Иногда среди этих сереньких людей бывал единственный, очень интересный, обаятельный, умный человек — поэт Апухтин. Так как он имел привычку ложиться очень поздно, то для него обыкновенно устраивали ужин к двум-трем часам, длившийся до зари, во время которого я не только не скучала, но, напротив, с удовольствием слушала его рассказы. Апухтин за стаканом вина приходил в отличное расположение духа и подолгу читал нам и декламировал свои стихи, сыпал шутками и остротами - это был веселый и интересный собеседник. Однажды за ужином с ним случилась маленькая неприятность. Как известно, он страдал страшным ожирением, и никакая мебель не была достаточно солидна, чтобы выдержать его тяжесть. Раз он с жаром декламировал стихотворение, как вдруг нырнул под стол. Оказалось, что стул под ним сложился, как картонный домик. Чтобы не повторилось такое крушение, мы специально для него купили у Сан-Галли садовый железный стул. После этого он уже мог садиться у нас без опаски.

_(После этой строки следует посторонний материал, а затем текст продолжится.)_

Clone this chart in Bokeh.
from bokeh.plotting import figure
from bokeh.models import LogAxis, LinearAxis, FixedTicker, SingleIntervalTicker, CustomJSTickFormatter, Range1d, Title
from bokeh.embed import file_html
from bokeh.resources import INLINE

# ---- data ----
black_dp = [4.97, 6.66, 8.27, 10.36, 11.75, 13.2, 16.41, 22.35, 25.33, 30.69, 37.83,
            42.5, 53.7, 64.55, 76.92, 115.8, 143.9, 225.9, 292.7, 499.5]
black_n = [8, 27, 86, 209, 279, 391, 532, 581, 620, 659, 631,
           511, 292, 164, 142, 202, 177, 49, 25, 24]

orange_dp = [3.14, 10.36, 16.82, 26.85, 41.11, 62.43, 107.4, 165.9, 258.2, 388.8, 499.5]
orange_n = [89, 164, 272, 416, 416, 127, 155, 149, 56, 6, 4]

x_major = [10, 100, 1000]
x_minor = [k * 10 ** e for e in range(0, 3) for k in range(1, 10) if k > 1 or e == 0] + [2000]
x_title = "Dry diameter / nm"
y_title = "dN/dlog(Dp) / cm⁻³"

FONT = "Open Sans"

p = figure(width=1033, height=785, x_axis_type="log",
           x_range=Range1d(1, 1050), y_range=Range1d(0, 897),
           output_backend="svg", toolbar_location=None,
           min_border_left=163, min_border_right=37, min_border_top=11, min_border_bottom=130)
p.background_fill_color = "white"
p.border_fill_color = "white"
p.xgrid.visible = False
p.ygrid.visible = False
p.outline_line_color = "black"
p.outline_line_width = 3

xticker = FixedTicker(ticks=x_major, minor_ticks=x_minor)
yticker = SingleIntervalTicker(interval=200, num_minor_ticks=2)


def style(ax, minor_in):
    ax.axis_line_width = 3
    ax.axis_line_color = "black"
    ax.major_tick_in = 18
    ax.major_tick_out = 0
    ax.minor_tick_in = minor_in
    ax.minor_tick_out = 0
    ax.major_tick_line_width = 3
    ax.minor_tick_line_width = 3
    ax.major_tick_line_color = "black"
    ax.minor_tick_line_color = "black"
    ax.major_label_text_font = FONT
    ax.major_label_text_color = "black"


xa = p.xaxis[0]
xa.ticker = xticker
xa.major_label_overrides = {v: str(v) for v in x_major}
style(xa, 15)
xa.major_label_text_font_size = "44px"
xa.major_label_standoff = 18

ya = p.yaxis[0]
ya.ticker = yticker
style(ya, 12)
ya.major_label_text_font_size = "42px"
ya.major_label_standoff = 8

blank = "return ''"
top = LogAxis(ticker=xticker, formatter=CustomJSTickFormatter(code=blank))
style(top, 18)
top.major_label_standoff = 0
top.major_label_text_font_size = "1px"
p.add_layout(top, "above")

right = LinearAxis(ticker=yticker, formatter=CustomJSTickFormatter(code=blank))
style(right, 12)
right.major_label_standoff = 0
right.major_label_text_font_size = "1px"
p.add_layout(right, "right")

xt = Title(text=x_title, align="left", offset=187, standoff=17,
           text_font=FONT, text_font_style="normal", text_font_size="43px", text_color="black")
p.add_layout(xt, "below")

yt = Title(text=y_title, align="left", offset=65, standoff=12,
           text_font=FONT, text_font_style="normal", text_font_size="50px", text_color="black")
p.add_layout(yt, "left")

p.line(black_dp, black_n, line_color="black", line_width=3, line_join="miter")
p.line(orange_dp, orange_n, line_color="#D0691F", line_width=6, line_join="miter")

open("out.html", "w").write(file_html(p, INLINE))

В Любани, куда мне приходилось ездить на лето к матери с моей маленькой Маней, я встречалась иногда с Серебряковой, устроительницей моего счастья, по-прежнему колыхающейся в порывах неудержимого смеха. Она, как и все, только скользила по чужим неудачам. У нее однажды я познакомилась с адмиральшей Нордман, гостившей с дочерью. Адмиральша оказалась страстной картежницей и очень подходила к типу "благородных" старух с пенсией. Моя мать немедленно пригласила ее к себе на партию, но та оказалась такой же задорной, как и мать. Они не сошлись и за первой же партией так рассорились, что адмиральша не захотела даже воспользоваться нашими лошадьми и поздно вечером ушла от нас одна с дочерью, сделав пешком три версты до дачи Серебряковых. Дочь ее Нелли, или Наташа, на весь этот вечер была предоставлена мне.